> Task details:
Return, without pictures, the lines from the start of the data through the one that contains "38.76, 40.07, 41.08]".

··········

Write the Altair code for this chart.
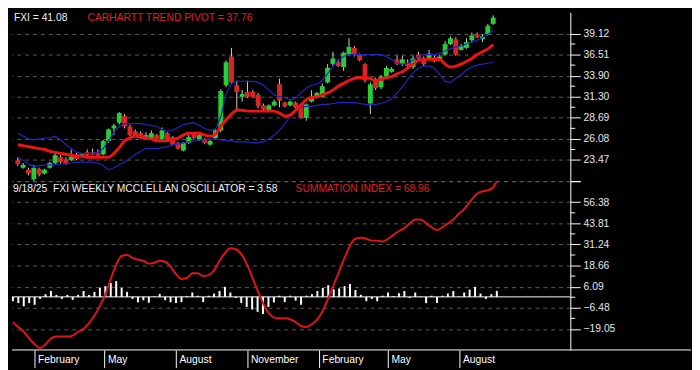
import altair as alt
import pandas as pd

FONT = "Liberation Sans, Arial, sans-serif"
W = 569
H = 172

# ---------------- data ----------------
weeks = pd.date_range("2024-01-04", periods=90, freq="7D")

open_ = [23.46, 22.52, 22.28, 21.10, 22.40, 21.81, 22.52, 23.11, 23.82, 23.59,
         23.46, 24.18, 23.94, 24.42, 24.42, 24.30, 24.18, 25.84, 27.38, 28.09,
         28.92, 27.62, 27.03, 26.79, 26.20, 26.20, 26.55, 26.08, 26.79, 26.31,
         25.60, 24.65, 25.60, 26.67, 25.96, 26.08, 25.37, 26.20, 27.14, 32.72,
         36.27, 32.72, 31.29, 31.89, 31.89, 31.53, 30.23, 29.52, 30.23, 32.84,
         30.58, 30.23, 30.58, 30.35, 28.69, 30.70, 31.29, 31.29, 33.07, 35.33,
         35.56, 34.97, 36.51, 37.34, 36.51, 35.33, 30.46, 33.43, 32.48, 33.78,
         34.38, 35.92, 35.33, 35.44, 34.97, 36.51, 36.04, 36.04, 36.16, 35.80,
         36.51, 37.82, 38.41, 37.10, 37.34, 38.29, 39.00, 38.41, 39.00, 40.31]

close = [22.99, 22.88, 21.81, 22.52, 21.69, 22.28, 23.11, 24.06, 23.22, 23.11,
         23.94, 23.59, 24.18, 24.06, 24.18, 24.06, 25.84, 27.26, 27.74, 29.28,
         27.62, 26.55, 26.43, 26.20, 26.55, 26.79, 26.08, 27.14, 25.96, 25.37,
         24.89, 25.60, 26.31, 26.20, 26.55, 25.60, 25.84, 27.14, 32.01, 35.56,
         33.07, 31.89, 31.65, 31.29, 31.29, 30.11, 29.75, 30.23, 30.70, 30.82,
         30.11, 30.70, 29.99, 28.69, 30.35, 31.29, 31.77, 32.60, 34.85, 36.04,
         35.09, 36.75, 37.46, 36.51, 35.80, 33.31, 32.84, 32.36, 33.78, 34.85,
         34.73, 35.33, 35.92, 35.09, 36.04, 36.04, 35.33, 36.63, 35.68, 36.27,
         37.82, 38.53, 36.51, 37.58, 38.05, 38.88, 38.65, 38.76, 40.07, 41.08]

high = [23.82, 23.11, 22.52, 22.88, 22.52, 22.40, 23.22, 24.30, 24.06, 23.82,
        24.77, 24.42, 24.30, 24.77, 24.89, 24.77, 25.96, 27.38, 27.97, 29.40,
        29.16, 27.86, 27.26, 27.03, 26.91, 27.14, 26.67, 27.50, 26.91, 26.43,
        25.72, 25.72, 26.55, 26.91, 26.67, 26.20, 25.96, 27.38, 32.24, 35.80,
        37.34, 33.31, 32.12, 33.31, 32.12, 31.77, 30.46, 30.35, 30.94, 33.55,
        30.70, 30.82, 30.70, 30.46, 30.46, 32.12, 31.89, 32.95, 35.33, 36.87,
        35.92, 36.87, 38.53, 37.58, 36.63, 35.44, 33.07, 33.67, 34.02, 35.09,
        34.97, 36.39, 36.39, 35.92, 36.39, 36.87, 36.27, 37.10, 36.39, 36.51,
        38.17, 38.76, 38.65, 37.82, 38.53, 39.24, 39.24, 39.00, 40.31, 41.37]

low = [22.76, 22.40, 21.57, 20.90, 21.45, 21.69, 22.40, 22.99, 22.99, 22.88,
       23.35, 23.46, 23.82, 23.94, 24.06, 23.94, 24.06, 25.60, 26.55, 27.86,
       27.38, 26.43, 26.31, 26.08, 26.08, 26.08, 25.96, 25.96, 25.84, 25.25,
       24.77, 24.54, 25.48, 26.08, 25.84, 25.48, 25.25, 26.08, 26.91, 32.48,
       32.84, 29.75, 30.70, 31.18, 31.18, 29.87, 29.52, 29.40, 30.11, 29.99,
       29.99, 30.11, 29.87, 28.57, 28.33, 30.58, 31.18, 31.18, 32.95, 35.09,
       34.97, 34.50, 36.39, 36.27, 35.68, 33.07, 29.16, 32.12, 32.24, 33.55,
       34.26, 35.21, 35.09, 34.85, 34.73, 35.92, 35.09, 35.92, 35.56, 35.68,
       36.39, 37.70, 36.39, 36.99, 37.22, 38.05, 38.53, 38.05, 38.88, 40.19]

pivot = [25.37, 25.25, 25.13, 25.01, 24.89, 24.77, 24.54, 24.42, 24.30, 24.18,
         24.06, 23.94, 23.94, 23.82, 23.82, 23.82, 23.82, 23.82, 24.30, 25.01,
         25.84, 26.20, 26.43, 26.31, 26.20, 26.08, 25.84, 25.84, 25.84, 25.96,
         26.20, 26.55, 26.79, 26.79, 26.79, 26.55, 26.43, 26.67, 27.62, 28.45,
         29.16, 29.63, 29.63, 29.52, 29.52, 29.52, 29.52, 29.52, 29.52, 29.28,
         28.92, 29.04, 29.63, 30.23, 30.94, 31.18, 31.29, 31.53, 31.77, 32.12,
         32.60, 32.95, 33.31, 33.55, 33.67, 33.67, 33.55, 33.31, 33.43, 33.67,
         33.78, 34.14, 34.38, 34.85, 35.33, 35.80, 35.92, 35.92, 35.92, 35.92,
         35.33, 34.97, 35.09, 35.33, 35.68, 36.04, 36.51, 36.87, 37.22, 37.76]

upper = [26.79, 26.43, 26.08, 25.96, 26.08, 26.20, 26.20, 26.43, 25.96, 25.37,
         24.89, 24.42, 24.30, 24.30, 24.30, 24.42, 24.89, 25.84, 26.91, 27.62,
         27.97, 27.97, 27.97, 27.97, 27.86, 27.74, 27.62, 27.26, 27.03, 27.14,
         27.50, 27.86, 27.97, 28.09, 27.74, 27.38, 27.14, 27.26, 28.80, 31.65,
         32.95, 33.19, 33.19, 33.19, 33.19, 33.07, 32.72, 32.12, 31.53, 31.29,
         31.18, 30.94, 31.06, 31.77, 32.36, 32.72, 32.84, 33.31, 34.14, 35.09,
         35.80, 36.27, 36.51, 36.51, 36.51, 36.51, 36.51, 36.51, 36.51, 36.27,
         35.92, 35.44, 35.33, 35.44, 35.80, 36.27, 36.51, 36.51, 36.51, 36.63,
         36.99, 37.22, 37.46, 37.58, 37.82, 38.05, 38.29, 38.65, 39.00, 39.48]

lower = [23.82, 23.46, 22.99, 22.64, 22.76, 22.88, 22.88, 22.88, 22.99, 22.99,
         23.11, 23.22, 23.22, 23.22, 23.22, 23.11, 22.76, 22.28, 22.52, 22.88,
         23.22, 23.71, 24.18, 24.54, 24.89, 24.89, 24.89, 25.01, 25.13, 25.37,
         25.48, 25.60, 25.72, 25.84, 25.96, 25.96, 26.08, 26.08, 25.96, 25.84,
         25.84, 25.72, 25.72, 25.72, 25.60, 25.60, 25.72, 26.08, 26.55, 27.14,
         27.97, 28.80, 29.52, 29.99, 30.11, 30.11, 30.23, 30.35, 30.35, 30.46,
         30.58, 30.58, 30.58, 30.58, 30.46, 30.35, 30.35, 30.35, 30.46, 30.70,
         31.06, 31.77, 32.48, 33.43, 34.26, 34.85, 35.09, 35.09, 34.85, 34.02,
         33.19, 33.07, 33.55, 34.02, 34.61, 34.97, 35.21, 35.33, 35.44, 35.56]

oscillator = [-2.5, -3.7, -5.6, -3.7, -4.7, -1.2, 1.6, 3.5, 1.2, -1.2,
              1.2, -1.8, 1.2, 3.5, 1.2, 3.0, 5.5, 6.4, 8.3, 9.4,
              5.4, 3.0, -1.2, -3.2, -2.0, -3.5, 0.3, 1.8, -2.0, -3.2,
              -3.7, -3.1, 0.5, 2.6, 0.7, -3.1, 0.7, 2.0, 3.5, 6.0,
              2.6, -0.7, -3.7, -6.0, -7.5, -8.9, -10.2, -6.0, -3.3, 0.7,
              -3.1, 0.7, -2.2, -4.7, 0.7, 1.6, 3.5, 5.4, 7.0, 4.5,
              5.0, 6.4, 7.7, 4.1, 1.2, -2.6, -1.2, -2.6, 0.7, 2.6,
              0.5, 2.2, 3.5, -0.7, 2.6, 0.3, -3.7, 0.7, -3.7, 0.7,
              2.0, 3.5, 0.3, 2.6, 4.3, 6.0, 2.0, -1.2, 1.6, 3.58]

summation = [-15.05, -17.91, -20.76, -24.76, -28.19, -30.48, -28.19, -24.76, -23.62, -23.62,
             -23.62, -23.05, -20.76, -19.05, -15.62, -11.05, -5.34, 1.52, 10.66, 19.23,
             24.38, 24.95, 23.24, 22.09, 21.52, 19.81, 20.38, 21.52, 20.95, 18.09,
             13.52, 10.66, 11.24, 14.09, 14.09, 12.38, 12.95, 15.81, 21.52, 26.09,
             28.95, 28.38, 25.52, 19.81, 11.81, 3.81, -3.62, -9.34, -12.19, -12.76,
             -12.76, -13.34, -15.05, -17.34, -17.91, -16.19, -13.34, -8.19, -0.76, 7.23,
             15.23, 23.24, 30.67, 34.66, 35.23, 34.66, 33.52, 33.52, 32.95, 34.66,
             36.95, 39.24, 40.95, 43.81, 46.09, 46.09, 43.81, 41.52, 39.81, 41.52,
             43.81, 46.09, 49.52, 52.38, 56.38, 60.37, 62.66, 63.23, 64.37, 68.96]

top_ticks = [20.86, 23.47, 26.08, 28.69, 31.30, 33.90, 36.51, 39.12]
top_minor = [24.78, 27.39, 30.00, 32.60, 35.21, 37.82]
bot_ticks = [68.95, 56.38, 43.81, 31.24, 18.66, 6.09, -6.48, -19.05]
bot_minor = [50.10, 37.53, 24.95, 12.38, -0.20, -12.77]
month_ticks = [alt.DateTime(year=2024, month=2, date=1),
               alt.DateTime(year=2024, month=5, date=1),
               alt.DateTime(year=2024, month=8, date=1),
               alt.DateTime(year=2024, month=11, date=1),
               alt.DateTime(year=2025, month=2, date=1),
               alt.DateTime(year=2025, month=5, date=1),
               alt.DateTime(year=2025, month=8, date=1)]

top_title_left = "FXI = 41.08"
top_title_right = "CARHARTT TREND PIVOT = 37.76"
bot_title_left = "9/18/25\u00a0\u00a0FXI WEEKLY MCCLELLAN OSCILLATOR = 3.58"
bot_title_right = "SUMMATION INDEX = 68.96"

df = pd.DataFrame({"date": weeks, "open": open_, "high": high, "low": low,
                   "close": close, "pivot": pivot, "upper": upper, "lower": lower,
                   "osc": oscillator, "summ": summation})

# ---------------- scales / axes ----------------
xs = alt.Scale(domain=[alt.DateTime(year=2024, month=1, date=2, hours=18),
                       alt.DateTime(year=2025, month=12, date=21, hours=15)])
ys_top = alt.Scale(domain=[20.86, 41.73], nice=False, zero=False)
ys_bot = alt.Scale(domain=[-31.62, 68.95], nice=False, zero=False)

common_axis = dict(orient="right", grid=True, gridColor="#5c5c5c", gridDash=[4, 4],
                   gridWidth=1, domainColor="white", domainWidth=1, tickColor="white",
                   tickSize=10, tickWidth=1, labelColor="#e6e6e6", labelFont=FONT,
                   labelFontSize=10.5, labelPadding=3, title=None, labelOverlap=False,
                   labelBound=False, labelFlush=False)
top_axis = alt.Axis(values=top_ticks,
                    labelExpr="datum.value < 22 ? '' : format(datum.value, '.2f')",
                    **common_axis)
bot_axis = alt.Axis(values=bot_ticks,
                    labelExpr="datum.value > 68 ? '' : format(datum.value, '.2f')",
                    **common_axis)
x_axis = alt.Axis(values=month_ticks, format="%B", tickSize=18, tickColor="white",
                  tickWidth=1, domain=False, grid=False, labelAlign="left",
                  labelBaseline="middle", labelPadding=-8, labelOffset=3,
                  labelColor="white", labelFont=FONT, labelFontSize=10.5,
                  labelFlush=False, labelOverlap=False, labelBound=False, title=None)

XT = alt.X("date:T", scale=xs, axis=None)        # top panel: no x axis
XB = alt.X("date:T", scale=xs, axis=x_axis)      # bottom panel: month axis


def YT(field):
    return alt.Y(field, scale=ys_top, axis=top_axis)


def YB(field):
    return alt.Y(field, scale=ys_bot, axis=bot_axis)


def label(txt, x, y, color):
    return alt.Chart(pd.DataFrame({"t": [txt]})).mark_text(
        align="left", baseline="middle", font=FONT, fontSize=10.5, color=color
    ).encode(x=alt.value(x), y=alt.value(y), text="t:N")


def minor(vals, yfun):
    return alt.Chart(pd.DataFrame({"v": vals})).mark_rule(color="white", strokeWidth=1).encode(
        x=alt.value(W), x2=alt.value(W + 5), y=yfun("v:Q"))


# ---------------- top panel ----------------
wicks = alt.Chart(df).mark_rule(color="#d0d0d0", strokeWidth=1).encode(
    x=XT, y=YT("low:Q"), y2="high:Q")
bodies = alt.Chart(df).mark_bar(size=5).encode(
    x=XT, y=YT("open:Q"), y2="close:Q",
    color=alt.condition("datum.close >= datum.open", alt.value("#27cc38"), alt.value("#dd2424")))
up_line = alt.Chart(df).mark_line(color="#2226c0", strokeWidth=1.2).encode(x=XT, y=YT("upper:Q"))
lo_line = alt.Chart(df).mark_line(color="#2226c0", strokeWidth=1.2).encode(x=XT, y=YT("lower:Q"))
pv_line = alt.Chart(df).mark_line(color="#ee1414", strokeWidth=3, interpolate="monotone").encode(
    x=XT, y=YT("pivot:Q"))

top = alt.layer(
    wicks, bodies, up_line, lo_line, pv_line, minor(top_minor, YT),
    label(top_title_left, 2, 6, "#f0f0f0"),
    label(top_title_right, 77, 6, "#e02020"),
).properties(width=W, height=H)

# ---------------- bottom panel ----------------
zero_line = alt.Chart(pd.DataFrame({"z": [0]})).mark_rule(color="white", strokeWidth=1).encode(
    x=alt.value(0), x2=alt.value(W), y=YB("z:Q"))
osc_bars = alt.Chart(df).mark_rule(color="white", strokeWidth=2).encode(
    x=XB, y=YB("osc:Q"), y2=alt.datum(0))
summ_line = alt.Chart(df).mark_line(color="#e01414", strokeWidth=2, interpolate="monotone").encode(
    x=XB, y=YB("summ:Q"))
base_line = alt.Chart(pd.DataFrame({"a": [0]})).mark_rule(color="white", strokeWidth=1).encode(
    x=alt.value(0), x2=alt.value(692), y=alt.value(H))

bottom = alt.layer(
    zero_line, osc_bars, summ_line, minor(bot_minor, YB), base_line,
    label(bot_title_left, 1, 8, "#f0f0f0"),
    label(bot_title_right, 289, 8, "#e02020"),
).properties(width=W, height=H)

chart = alt.vconcat(top, bottom, spacing=0, bounds="flush").properties(
    background="#000000", padding=0
).configure_view(stroke="transparent")

chart.save("out.html", embed_options={"renderer": "svg", "actions": False})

··········

> Solution to this problem:
Write the Altair code for this chart.
import altair as alt
import pandas as pd

FONT = "Liberation Sans, Arial, sans-serif"
W = 569
H = 172

# ---------------- data ----------------
weeks = pd.date_range("2024-01-04", periods=90, freq="7D")

open_ = [23.46, 22.52, 22.28, 21.10, 22.40, 21.81, 22.52, 23.11, 23.82, 23.59,
         23.46, 24.18, 23.94, 24.42, 24.42, 24.30, 24.18, 25.84, 27.38, 28.09,
         28.92, 27.62, 27.03, 26.79, 26.20, 26.20, 26.55, 26.08, 26.79, 26.31,
         25.60, 24.65, 25.60, 26.67, 25.96, 26.08, 25.37, 26.20, 27.14, 32.72,
         36.27, 32.72, 31.29, 31.89, 31.89, 31.53, 30.23, 29.52, 30.23, 32.84,
         30.58, 30.23, 30.58, 30.35, 28.69, 30.70, 31.29, 31.29, 33.07, 35.33,
         35.56, 34.97, 36.51, 37.34, 36.51, 35.33, 30.46, 33.43, 32.48, 33.78,
         34.38, 35.92, 35.33, 35.44, 34.97, 36.51, 36.04, 36.04, 36.16, 35.80,
         36.51, 37.82, 38.41, 37.10, 37.34, 38.29, 39.00, 38.41, 39.00, 40.31]

close = [22.99, 22.88, 21.81, 22.52, 21.69, 22.28, 23.11, 24.06, 23.22, 23.11,
         23.94, 23.59, 24.18, 24.06, 24.18, 24.06, 25.84, 27.26, 27.74, 29.28,
         27.62, 26.55, 26.43, 26.20, 26.55, 26.79, 26.08, 27.14, 25.96, 25.37,
         24.89, 25.60, 26.31, 26.20, 26.55, 25.60, 25.84, 27.14, 32.01, 35.56,
         33.07, 31.89, 31.65, 31.29, 31.29, 30.11, 29.75, 30.23, 30.70, 30.82,
         30.11, 30.70, 29.99, 28.69, 30.35, 31.29, 31.77, 32.60, 34.85, 36.04,
         35.09, 36.75, 37.46, 36.51, 35.80, 33.31, 32.84, 32.36, 33.78, 34.85,
         34.73, 35.33, 35.92, 35.09, 36.04, 36.04, 35.33, 36.63, 35.68, 36.27,
         37.82, 38.53, 36.51, 37.58, 38.05, 38.88, 38.65, 38.76, 40.07, 41.08]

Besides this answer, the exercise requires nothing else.